Code that draws figures:
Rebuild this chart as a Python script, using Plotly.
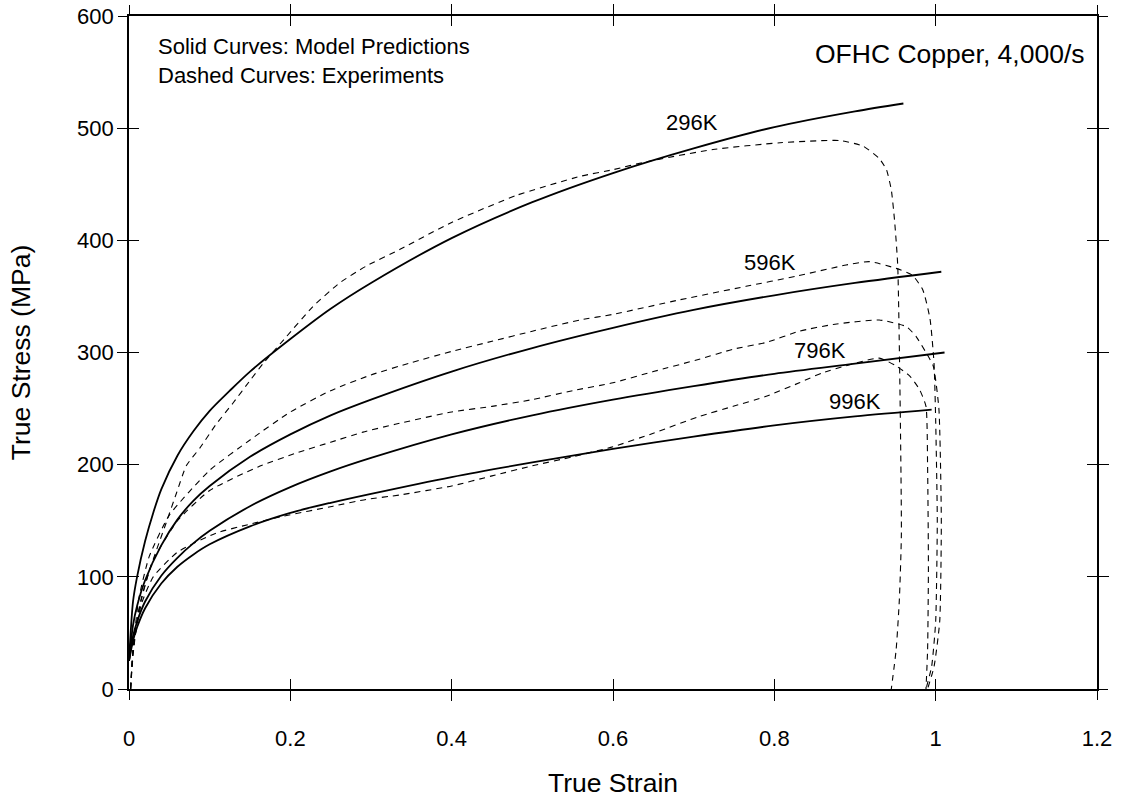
import plotly.graph_objects as go

# ---------------- data ----------------
solid_296_x = [0.0, 0.005, 0.01, 0.02, 0.03, 0.04, 0.06, 0.08, 0.1, 0.125, 0.15, 0.2, 0.25, 0.3, 0.4, 0.5, 0.6, 0.7, 0.8, 0.9, 0.96]
solid_296_y = [25, 78, 100, 132, 157, 178, 208, 230, 248, 266, 283, 312, 339, 362, 402, 434, 460, 482, 501, 515, 522]

solid_596_x = [0.0, 0.005, 0.01, 0.02, 0.04, 0.06, 0.08, 0.1, 0.15, 0.2, 0.25, 0.3, 0.4, 0.5, 0.6, 0.7, 0.8, 0.9, 1.007]
solid_596_y = [25, 57, 74, 97, 128, 151, 168, 181, 207, 227, 244, 258, 283, 304, 322, 338, 351, 362, 372]

solid_796_x = [0.0, 0.005, 0.01, 0.02, 0.04, 0.06, 0.08, 0.1, 0.15, 0.2, 0.25, 0.3, 0.4, 0.5, 0.6, 0.7, 0.8, 0.9, 1.011]
solid_796_y = [25, 47, 60, 78, 101, 117, 130, 141, 163, 180, 194, 206, 227, 244, 258, 270, 281, 290, 300]

solid_996_x = [0.0, 0.005, 0.01, 0.02, 0.04, 0.06, 0.08, 0.1, 0.15, 0.2, 0.25, 0.3, 0.4, 0.5, 0.6, 0.7, 0.8, 0.9, 0.995]
solid_996_y = [25, 43, 55, 72, 94, 109, 120, 129, 145, 157, 166, 174, 189, 202, 214, 225, 235, 243, 249]

dash_296_x = [0.002, 0.005, 0.012, 0.025, 0.046, 0.059, 0.071, 0.088, 0.108, 0.129, 0.15, 0.166, 0.195, 0.228, 0.261, 0.294, 0.336, 0.4, 0.48, 0.559, 0.6, 0.641, 0.724, 0.807, 0.881, 0.91, 0.93, 0.939, 0.945, 0.949, 0.953, 0.9575, 0.955, 0.951, 0.945]
dash_296_y = [0, 30, 70, 105, 148, 175, 199, 215, 236, 255, 275, 290, 314, 341, 362, 377, 392, 416, 440, 457, 463, 470, 481, 487, 489, 484, 473, 463, 445, 418, 377, 139, 80, 35, 0]

dash_596_x = [0.002, 0.005, 0.012, 0.025, 0.05, 0.1, 0.15, 0.2, 0.25, 0.3, 0.35, 0.4, 0.45, 0.5, 0.559, 0.6, 0.683, 0.765, 0.827, 0.889, 0.918, 0.951, 0.971, 0.984, 0.993, 0.998, 1.0, 1.002, 1.0, 0.995, 0.988]
dash_596_y = [0, 35, 80, 118, 155, 195, 222, 247, 266, 280, 291, 301, 310, 319, 329, 334, 347, 359, 368, 378, 381, 375, 369, 356, 330, 290, 240, 150, 60, 20, 0]

dash_796_x = [0.002, 0.005, 0.015, 0.03, 0.06, 0.1, 0.16, 0.21, 0.25, 0.29, 0.33, 0.4, 0.45, 0.5, 0.55, 0.6, 0.65, 0.707, 0.749, 0.79, 0.831, 0.873, 0.93, 0.964, 0.976, 0.988, 0.997, 1.004, 1.007, 1.005, 0.998, 0.99]
dash_796_y = [0, 35, 80, 115, 150, 177, 198, 211, 220, 229, 236, 247, 252, 258, 266, 273, 283, 294, 303, 309, 319, 325, 329, 323, 314, 300, 288, 250, 150, 60, 20, 0]

dash_996_x = [0.002, 0.005, 0.015, 0.03, 0.06, 0.108, 0.15, 0.191, 0.253, 0.294, 0.336, 0.4, 0.45, 0.5, 0.55, 0.6, 0.65, 0.707, 0.749, 0.79, 0.831, 0.86, 0.93, 0.951, 0.968, 0.98, 0.988, 0.99, 0.991, 0.99, 0.988]
dash_996_y = [0, 35, 75, 100, 122, 139, 147, 154, 163, 169, 173, 181, 190, 199, 207, 216, 228, 243, 252, 261, 273, 282, 295, 288, 279, 267, 252, 198, 109, 35, 0]

temp_labels = ["296K", "596K", "796K", "996K"]
label_x = [0.698, 0.795, 0.856, 0.900]
label_y = [505, 380, 302, 256]

x_ticks = [0, 0.2, 0.4, 0.6, 0.8, 1, 1.2]
x_tick_text = ["0", "0.2", "0.4", "0.6", "0.8", "1", "1.2"]
y_ticks = [0, 100, 200, 300, 400, 500, 600]

FONT = "Liberation Sans, Arial, Helvetica, sans-serif"

fig = go.Figure()

solids = [(solid_296_x, solid_296_y), (solid_596_x, solid_596_y),
          (solid_796_x, solid_796_y), (solid_996_x, solid_996_y)]
dashes = [(dash_296_x, dash_296_y), (dash_596_x, dash_596_y),
          (dash_796_x, dash_796_y), (dash_996_x, dash_996_y)]

for name, (xs, ys) in zip(temp_labels, solids):
    fig.add_trace(go.Scatter(x=xs, y=ys, mode="lines", name=name + " model",
                             line=dict(color="black", width=1.8, shape="spline", smoothing=0.8),
                             showlegend=False, hoverinfo="skip"))
for name, (xs, ys) in zip(temp_labels, dashes):
    fig.add_trace(go.Scatter(x=xs, y=ys, mode="lines", name=name + " experiment",
                             line=dict(color="black", width=1.1, dash="6px,5px", shape="spline", smoothing=0.5),
                             showlegend=False, hoverinfo="skip"))

# invisible trace to activate overlay axes (outer half of crossing tick marks)
fig.add_trace(go.Scatter(x=[0], y=[0], xaxis="x2", yaxis="y2", mode="markers",
                         marker=dict(opacity=0), showlegend=False, hoverinfo="skip"))

for t, lx, ly in zip(temp_labels, label_x, label_y):
    fig.add_annotation(x=lx, y=ly, text=t, showarrow=False, xref="x", yref="y",
                       font=dict(family=FONT, size=22, color="black"))

fig.add_annotation(x=0.0276, y=0.9324, xref="paper", yref="paper", xanchor="left", yanchor="middle",
                   align="left", text="Solid Curves: Model Predictions<br>Dashed Curves: Experiments",
                   showarrow=False, font=dict(family=FONT, size=22, color="black"))
fig.add_annotation(x=0.9894, y=0.944, xref="paper", yref="paper", xanchor="right", yanchor="middle",
                   text="OFHC Copper, 4,000/s", showarrow=False,
                   font=dict(family=FONT, size=26.5, color="black"))

tick_common = dict(showgrid=False, zeroline=False, tickcolor="black", tickwidth=1.3, ticklen=10,
                   automargin=False)

# minor ticks (outer half of the crossing ticks), nudged by a sub-pixel amount
x_minor = [v + 1e-5 for v in x_ticks]
y_minor = [v + 5e-3 for v in y_ticks]

fig.update_layout(
    width=1128, height=800,
    margin=dict(l=129, r=31, t=16, b=111, autoexpand=False),
    paper_bgcolor="white", plot_bgcolor="white",
    font=dict(family=FONT, size=22, color="black"),
    xaxis=dict(range=[0, 1.2], tickvals=x_ticks, ticktext=x_tick_text, showline=True, mirror="ticks",
               linecolor="black", linewidth=1.6, ticks="inside", ticklabelstandoff=29,
               minor=dict(tickmode="array", tickvals=x_minor, ticks="outside", ticklen=10,
                          tickwidth=1.3, tickcolor="black", showgrid=False),
               title=dict(text="True Strain", font=dict(size=26.5), standoff=23), **tick_common),
    yaxis=dict(range=[0, 600], tickvals=y_ticks, showline=True, mirror="ticks", ticks="inside",
               linecolor="black", linewidth=1.6, ticklabelstandoff=9,
               minor=dict(tickmode="array", tickvals=y_minor, ticks="outside", ticklen=10,
                          tickwidth=1.3, tickcolor="black", showgrid=False),
               title=dict(text="True Stress (MPa)", font=dict(size=26.5), standoff=39), **tick_common),
    xaxis2=dict(range=[0, 1.2], tickvals=x_ticks, overlaying="x", anchor="y2", side="bottom",
                showline=False, mirror="ticks", ticks="outside", showticklabels=False, **tick_common),
    yaxis2=dict(range=[0, 600], tickvals=y_ticks, overlaying="y", anchor="x2", side="left",
                showline=False, mirror="ticks", ticks="outside", showticklabels=False, **tick_common),
)

fig.write_html("out.html")
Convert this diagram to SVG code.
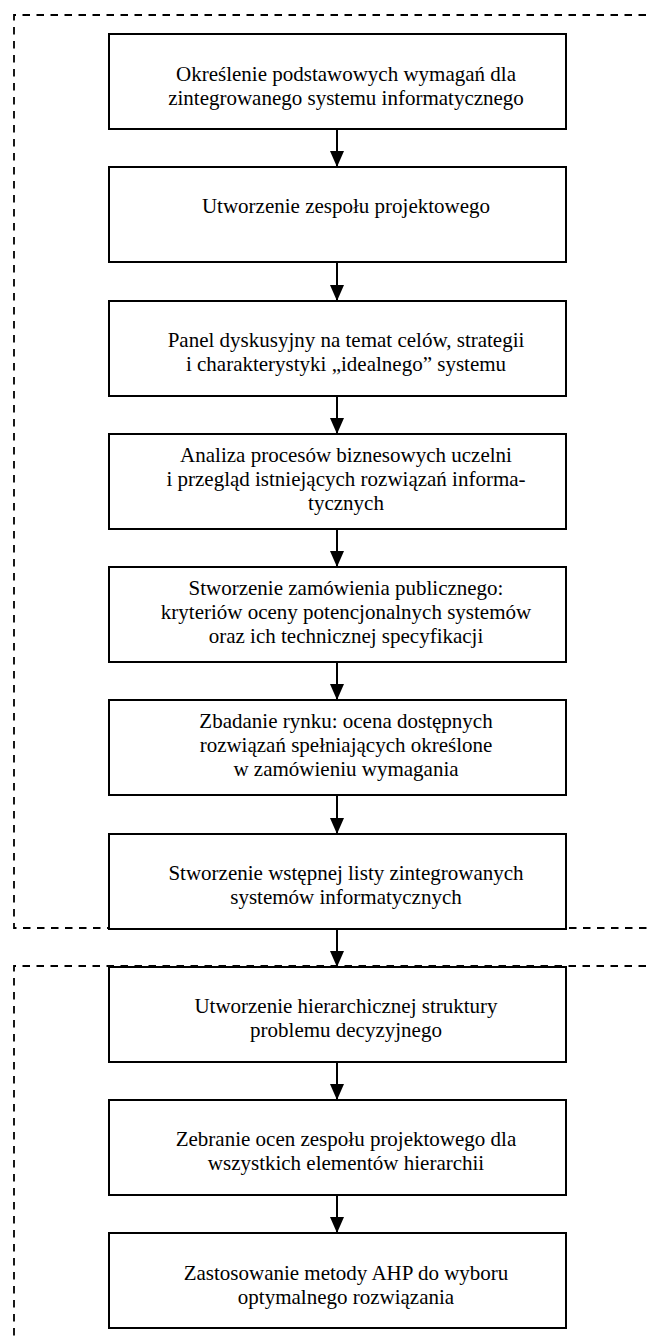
<svg xmlns="http://www.w3.org/2000/svg" width="648" height="1340" viewBox="0 0 648 1340">
<defs>
<marker id="ah" markerUnits="userSpaceOnUse" markerWidth="16" markerHeight="14" refX="16" refY="7" orient="auto" viewBox="0 0 16 14">
<path d="M0,0 L16,7 L0,14 z" fill="#000"/>
</marker>
<style>
.box{fill:#fff;stroke:#000;stroke-width:2}
.grp{fill:none;stroke:#000;stroke-width:1.8;stroke-dasharray:7.5 6.5}
.t{font-family:"Liberation Serif","Times New Roman",serif;font-size:21px;fill:#000;text-anchor:middle}
.c{stroke:#000;stroke-width:2;fill:none;marker-end:url(#ah)}
</style>
</defs>
<rect width="648" height="1340" fill="#fff"/>
<g id="groups">
<path class="grp" d="M660,15 H14 V928 H660"/>
<path class="grp" d="M660,966 H14 V1350"/>
</g>
<g id="connectors">
<line class="c" x1="337" y1="129" x2="337" y2="167"/>
<line class="c" x1="337" y1="262" x2="337" y2="301"/>
<line class="c" x1="337" y1="396" x2="337" y2="434"/>
<line class="c" x1="337" y1="529" x2="337" y2="567"/>
<line class="c" x1="337" y1="662" x2="337" y2="700"/>
<line class="c" x1="337" y1="795" x2="337" y2="834"/>
<line class="c" x1="337" y1="929" x2="337" y2="967"/>
<line class="c" x1="337" y1="1062" x2="337" y2="1100"/>
<line class="c" x1="337" y1="1195" x2="337" y2="1233"/>
</g>
<g id="n1"><rect class="box" x="109" y="34" width="457" height="95"/>
<text class="t" x="346" y="81">Określenie podstawowych wymagań dla</text>
<text class="t" x="346" y="105">zintegrowanego systemu informatycznego</text></g>
<g id="n2"><rect class="box" x="109" y="167" width="457" height="95"/>
<text class="t" x="346" y="213">Utworzenie zespołu projektowego</text></g>
<g id="n3"><rect class="box" x="109" y="301" width="457" height="95"/>
<text class="t" x="346" y="347">Panel dyskusyjny na temat celów, strategii</text>
<text class="t" x="346" y="371">i charakterystyki „idealnego” systemu</text></g>
<g id="n4"><rect class="box" x="109" y="434" width="457" height="95"/>
<text class="t" x="346" y="462">Analiza procesów biznesowych uczelni</text>
<text class="t" x="346" y="486">i przegląd istniejących rozwiązań informa-</text>
<text class="t" x="346" y="510">tycznych</text></g>
<g id="n5"><rect class="box" x="109" y="567" width="457" height="95"/>
<text class="t" x="346" y="595">Stworzenie zamówienia publicznego:</text>
<text class="t" x="346" y="619">kryteriów oceny potencjonalnych systemów</text>
<text class="t" x="346" y="643">oraz ich technicznej specyfikacji</text></g>
<g id="n6"><rect class="box" x="109" y="700" width="457" height="95"/>
<text class="t" x="346" y="728">Zbadanie rynku: ocena dostępnych</text>
<text class="t" x="346" y="752">rozwiązań spełniających określone</text>
<text class="t" x="346" y="776">w zamówieniu wymagania</text></g>
<g id="n7"><rect class="box" x="109" y="834" width="457" height="95"/>
<text class="t" x="346" y="880">Stworzenie wstępnej listy zintegrowanych</text>
<text class="t" x="346" y="904">systemów informatycznych</text></g>
<g id="n8"><rect class="box" x="109" y="967" width="457" height="95"/>
<text class="t" x="346" y="1013">Utworzenie hierarchicznej struktury</text>
<text class="t" x="346" y="1037">problemu decyzyjnego</text></g>
<g id="n9"><rect class="box" x="109" y="1100" width="457" height="95"/>
<text class="t" x="346" y="1146">Zebranie ocen zespołu projektowego dla</text>
<text class="t" x="346" y="1170">wszystkich elementów hierarchii</text></g>
<g id="n10"><rect class="box" x="109" y="1233" width="457" height="95"/>
<text class="t" x="346" y="1280">Zastosowanie metody AHP do wyboru</text>
<text class="t" x="346" y="1304">optymalnego rozwiązania</text></g>
</svg>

### Exercise description
Starting at the first line of the records above, set down each line exactly through the one that holds "import plotly.graph_objects as go". Omit pictures.

### Response
Rebuild this chart as a Python script, using Plotly.
import plotly.graph_objects as go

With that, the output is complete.